Dive Brief:
- Sprouts Farmers Market reported strong second-quarter results on Monday with sales up 12% year over year to $1.9 billion and a 6.7% increase in comparable-store sales.
- Sprouts’ private label brand and its e-commerce business were significant drivers in the specialty grocer’s quarterly performance, accounting for 22% and 14% of total sales, respectively.
- Moving into the second half of its fiscal year, the grocer said it will continue its ambitious store growth plan and monitor the beta test it recently started on its long-awaited loyalty program.
Dive Insight:
Same-store sales and the addition of new stores were significant drivers of Sprouts’ Q2 performance, CFO Curtis Valentine said during Monday’s call with investors.
Sprouts’ same-store sales keep rising
E-commerce sales grew 30% in Q2, up 5 percentage points from the prior quarter and representing the same percentage of overall sales as last quarter.
Valentine noted that Sprouts particularly benefited from an early and strong seasonal produce harvest that “saw business strengthen more than anticipated with the kick-off of summer.”
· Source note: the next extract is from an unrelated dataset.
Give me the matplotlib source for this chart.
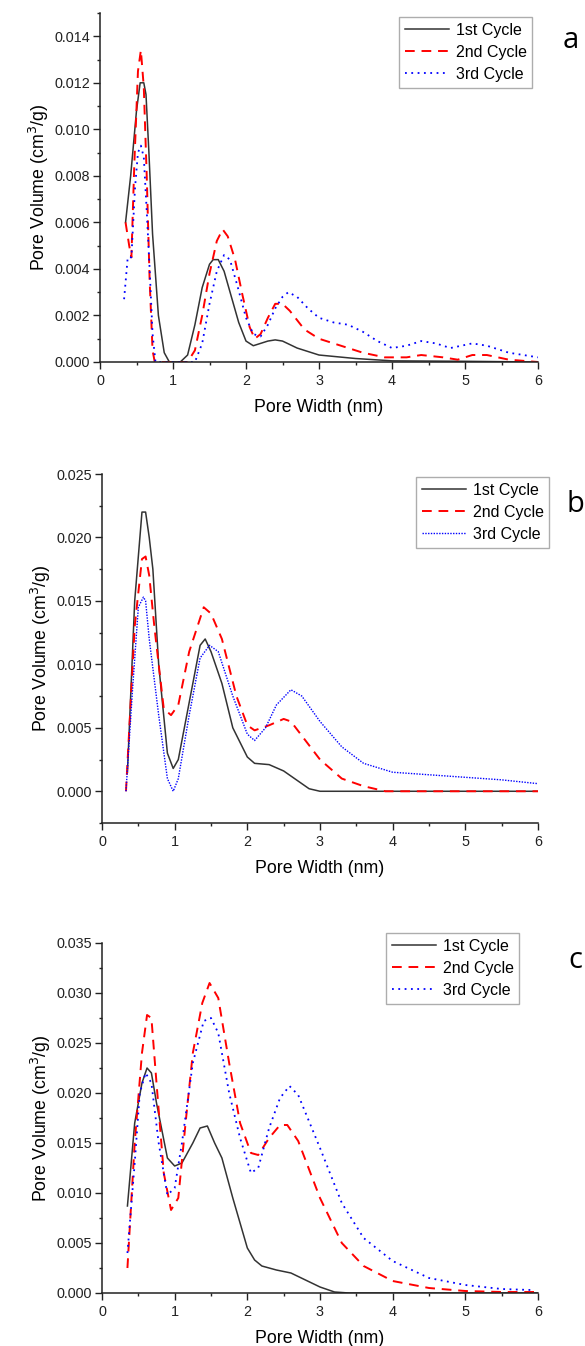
import matplotlib
matplotlib.use("Agg")
import matplotlib.pyplot as plt
from matplotlib.ticker import MultipleLocator, FormatStrFormatter

plt.rcParams['font.family'] = ['Liberation Sans', 'DejaVu Sans']

labels = ["1st Cycle", "2nd Cycle", "3rd Cycle"]

# ---------- Panel a ----------
a1_x = [0.35, 0.42, 0.5, 0.55, 0.6, 0.63, 0.67, 0.72, 0.8, 0.88, 0.95, 1.0, 1.1, 1.2, 1.3, 1.4, 1.5, 1.55, 1.62, 1.7, 1.8, 1.9, 2.0, 2.1, 2.2, 2.3, 2.4, 2.5, 2.7, 3.0, 3.5, 4.0, 5.0, 6.0]
a1_y = [0.006, 0.008, 0.0108, 0.012, 0.012, 0.0115, 0.009, 0.0055, 0.002, 0.0004, 0.0, 0.0, 0.0, 0.0003, 0.0016, 0.0032, 0.0042, 0.0044, 0.0044, 0.0039, 0.0028, 0.0017, 0.0009, 0.0007, 0.0008, 0.0009, 0.00095, 0.0009, 0.0006, 0.0003, 0.00015, 0.00005, 0.00003, 0.0]
a2_x = [0.35, 0.4, 0.43, 0.47, 0.52, 0.56, 0.6, 0.64, 0.68, 0.72, 0.75, 1.0, 1.2, 1.3, 1.4, 1.5, 1.6, 1.68, 1.75, 1.85, 1.95, 2.05, 2.12, 2.2, 2.3, 2.4, 2.5, 2.6, 2.8, 3.0, 3.3, 3.6, 3.9, 4.2, 4.4, 4.7, 4.9, 5.1, 5.3, 5.6, 6.0]
a2_y = [0.006, 0.005, 0.0045, 0.0085, 0.0125, 0.0134, 0.0118, 0.008, 0.0035, 0.0005, 0.0, 0.0, 0.0, 0.0005, 0.002, 0.0038, 0.0052, 0.0057, 0.0054, 0.0044, 0.0029, 0.0015, 0.001, 0.0012, 0.0019, 0.0025, 0.0025, 0.0022, 0.0014, 0.001, 0.0007, 0.0004, 0.0002, 0.0002, 0.0003, 0.0002, 0.0001, 0.0003, 0.0003, 0.0001, 0.0]
a3_x = [0.33, 0.38, 0.43, 0.48, 0.52, 0.56, 0.6, 0.64, 0.68, 0.72, 0.76, 1.0, 1.3, 1.4, 1.5, 1.6, 1.7, 1.78, 1.88, 2.0, 2.1, 2.2, 2.3, 2.4, 2.5, 2.58, 2.7, 2.85, 3.0, 3.2, 3.4, 3.6, 3.8, 4.0, 4.2, 4.4, 4.6, 4.8, 5.1, 5.3, 5.6, 6.0]
a3_y = [0.0027, 0.0045, 0.0045, 0.0075, 0.009, 0.0093, 0.0088, 0.0065, 0.004, 0.0012, 0.0, 0.0, 0.0, 0.0008, 0.0025, 0.0039, 0.0046, 0.0044, 0.0033, 0.0019, 0.0012, 0.0011, 0.0016, 0.0023, 0.0028, 0.003, 0.0028, 0.0023, 0.0019, 0.0017, 0.0016, 0.0013, 0.0009, 0.0006, 0.0007, 0.0009, 0.0008, 0.0006, 0.0008, 0.0007, 0.0004, 0.0002]

# ---------- Panel b ----------
b1_x = [0.35, 0.45, 0.55, 0.6, 0.65, 0.7, 0.78, 0.9, 0.98, 1.05, 1.2, 1.35, 1.42, 1.5, 1.65, 1.8, 2.0, 2.1, 2.3, 2.5, 2.7, 2.85, 3.0, 4.0, 5.0, 6.0]
b1_y = [0.0015, 0.015, 0.022, 0.022, 0.02, 0.0175, 0.01, 0.003, 0.0018, 0.0025, 0.007, 0.0115, 0.012, 0.011, 0.0085, 0.005, 0.0027, 0.0022, 0.0021, 0.0016, 0.0008, 0.0002, 0.0, 0.0, 0.0, 0.0]
b2_x = [0.33, 0.45, 0.55, 0.6, 0.65, 0.72, 0.85, 0.95, 1.05, 1.2, 1.4, 1.5, 1.65, 1.85, 2.0, 2.1, 2.3, 2.5, 2.6, 2.8, 3.0, 3.3, 3.6, 3.9, 4.5, 5.0, 6.0]
b2_y = [0.0, 0.013, 0.0183, 0.0185, 0.017, 0.013, 0.0065, 0.006, 0.0068, 0.011, 0.0145, 0.014, 0.012, 0.0075, 0.0052, 0.0048, 0.0052, 0.0057, 0.0055, 0.004, 0.0025, 0.001, 0.0004, 0.0, 0.0, 0.0, 0.0]
b3_x = [0.33, 0.42, 0.5, 0.57, 0.6, 0.65, 0.78, 0.9, 0.98, 1.05, 1.2, 1.35, 1.48, 1.6, 1.8, 2.0, 2.1, 2.25, 2.4, 2.6, 2.75, 3.0, 3.3, 3.6, 4.0, 4.5, 5.0, 5.5, 6.0]
b3_y = [0.0, 0.008, 0.0145, 0.0153, 0.015, 0.012, 0.006, 0.001, 0.0, 0.001, 0.006, 0.0105, 0.0115, 0.011, 0.0075, 0.0045, 0.004, 0.005, 0.0068, 0.008, 0.0075, 0.0055, 0.0035, 0.0022, 0.0015, 0.0013, 0.0011, 0.0009, 0.0006]

# ---------- Panel c ----------
c1_x = [0.35, 0.45, 0.55, 0.62, 0.68, 0.75, 0.9, 1.0, 1.1, 1.25, 1.35, 1.45, 1.55, 1.65, 1.8, 2.0, 2.1, 2.2, 2.4, 2.6, 2.8, 3.0, 3.2, 3.4, 4.0, 5.0, 6.0]
c1_y = [0.0087, 0.017, 0.021, 0.0225, 0.022, 0.019, 0.0135, 0.0127, 0.013, 0.015, 0.0165, 0.0167, 0.015, 0.0135, 0.0095, 0.0045, 0.0033, 0.0027, 0.0023, 0.002, 0.0013, 0.0006, 0.0001, 0.0, 0.0, 0.0, 0.0]
c2_x = [0.35, 0.45, 0.55, 0.62, 0.68, 0.75, 0.85, 0.95, 1.05, 1.15, 1.25, 1.38, 1.48, 1.6, 1.75, 1.9, 2.05, 2.15, 2.3, 2.45, 2.55, 2.7, 3.0, 3.3, 3.6, 4.0, 4.5, 5.0, 5.5, 6.0]
c2_y = [0.0025, 0.015, 0.024, 0.0278, 0.0275, 0.021, 0.012, 0.0083, 0.0095, 0.017, 0.024, 0.029, 0.031, 0.0295, 0.023, 0.017, 0.014, 0.0138, 0.0155, 0.0168, 0.0168, 0.0152, 0.0095, 0.005, 0.0027, 0.0012, 0.0005, 0.0002, 0.0001, 0.0001]
c3_x = [0.35, 0.45, 0.52, 0.6, 0.68, 0.78, 0.9, 1.0, 1.1, 1.25, 1.4, 1.5, 1.6, 1.75, 1.9, 2.05, 2.15, 2.3, 2.45, 2.58, 2.7, 3.0, 3.3, 3.6, 4.0, 4.5, 5.0, 5.5, 5.9]
c3_y = [0.004, 0.013, 0.02, 0.022, 0.021, 0.015, 0.0098, 0.0105, 0.015, 0.023, 0.0272, 0.0275, 0.026, 0.02, 0.0155, 0.012, 0.0125, 0.0165, 0.0195, 0.0207, 0.0198, 0.0145, 0.009, 0.0055, 0.0032, 0.0015, 0.0008, 0.0004, 0.0003]

W, H = 585, 1346
fig = plt.figure(figsize=(W / 100, H / 100), dpi=100)


def ax_px(left, top, right, bottom):
    return fig.add_axes([left / W, 1 - bottom / H, (right - left) / W, (bottom - top) / H])


panels = [
    dict(box=(100, 13, 538, 362), ylim=(0, 0.015), major=0.002, minor=0.001,
         data=[(a1_x, a1_y), (a2_x, a2_y), (a3_x, a3_y)], dotted=(0, (1, 2.5)), blw=1.3,
         leg=(399, 17), letter=(571, 40, 'a')),
    dict(box=(102, 474, 538, 823), ylim=(-0.0025, 0.025), major=0.005, minor=0.0025,
         data=[(b1_x, b1_y), (b2_x, b2_y), (b3_x, b3_y)], dotted=(0, (1, 1)), blw=1.0,
         leg=(416, 477), letter=(575, 505, 'b')),
    dict(box=(102, 943, 538, 1293), ylim=(0, 0.035), major=0.005, minor=0.0025,
         data=[(c1_x, c1_y), (c2_x, c2_y), (c3_x, c3_y)], dotted=(0, (1, 2.5)), blw=1.3,
         leg=(386, 933), letter=(575, 960, 'c')),
]

for p in panels:
    ax = ax_px(*p['box'])
    (x1, y1), (x2, y2), (x3, y3) = p['data']
    ax.plot(x1, y1, color='#333333', lw=1.1, ls='-', label=labels[0])
    ax.plot(x2, y2, color='#ff0000', lw=1.4, ls=(0, (5, 3.5)), label=labels[1])
    ax.plot(x3, y3, color='#0000ff', lw=p['blw'], ls=p['dotted'], label=labels[2])
    ax.set_xlim(0, 6)
    ax.set_ylim(*p['ylim'])
    ax.xaxis.set_major_locator(MultipleLocator(1))
    ax.xaxis.set_minor_locator(MultipleLocator(0.5))
    ax.yaxis.set_major_locator(MultipleLocator(p['major']))
    ax.yaxis.set_minor_locator(MultipleLocator(p['minor']))
    ax.set_yticks([t for t in ax.get_yticks() if -1e-9 <= t <= p['ylim'][1] + 1e-9])
    ax.yaxis.set_major_formatter(FormatStrFormatter('%.3f'))
    for s in ['top', 'right']:
        ax.spines[s].set_visible(False)
    for s in ['left', 'bottom']:
        ax.spines[s].set_linewidth(1.1)
        ax.spines[s].set_color('#222222')
    ax.tick_params(which='major', length=4.7, width=1.0, pad=2.5, labelsize=10.4, colors='#222222')
    ax.tick_params(axis='x', which='major', pad=4)
    ax.tick_params(which='minor', length=2.5, width=1.0, colors='#222222')
    ax.set_xlabel('Pore Width (nm)', fontsize=12.8, labelpad=8)
    ax.set_ylabel('Pore Volume (cm$^3$/g)', fontsize=12.8, labelpad=2)
    lx, ly = p['leg']
    leg = ax.legend(loc='upper left', bbox_to_anchor=(lx / W, 1 - ly / H),
                    bbox_transform=fig.transFigure, fontsize=11.5, frameon=True,
                    fancybox=False, handlelength=2.8, handletextpad=0.4,
                    borderpad=0.35, labelspacing=0.45, borderaxespad=0)
    leg.get_frame().set_edgecolor('#999999')
    leg.get_frame().set_linewidth(1.0)
    tx, ty, t = p['letter']
    fig.text(tx / W, 1 - ty / H, t, fontsize=21, family='Open Sans',
             ha='center', va='center')

fig.savefig('out.png', dpi=100)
Sprouts restated its 2024 goal of opening approximately 35 new stores by the end of this year and noted that more than half of the remaining openings are slated for the fourth quarter, Sprouts CEO Jack Sinclair said during the call.
Sinclair also noted the company has robust store opening plans for the next few years, including 110 approved new locations and more than “70 executed leases in the pipeline.”
As Sprouts gears up to launch its loyalty program, the grocer’s executives shared Monday it is testing the program in Tucson, Arizona, and Nashville, Tennessee — “one older market and one newer market,” Sinclair said.
The program has worked “very well for the three days that we’ve been operating,” Sinclair noted, highlighting the early stages of the program.
Sprouts’ primary goal as it evolves its loyalty program is to find the best way to gather customer data in order to create a personalized experience for loyalty members, Sinclair said.
“We’ve got a very unique proposition, and we want people to feel very special by being part of this kind of loyalty club,” Sinclair said.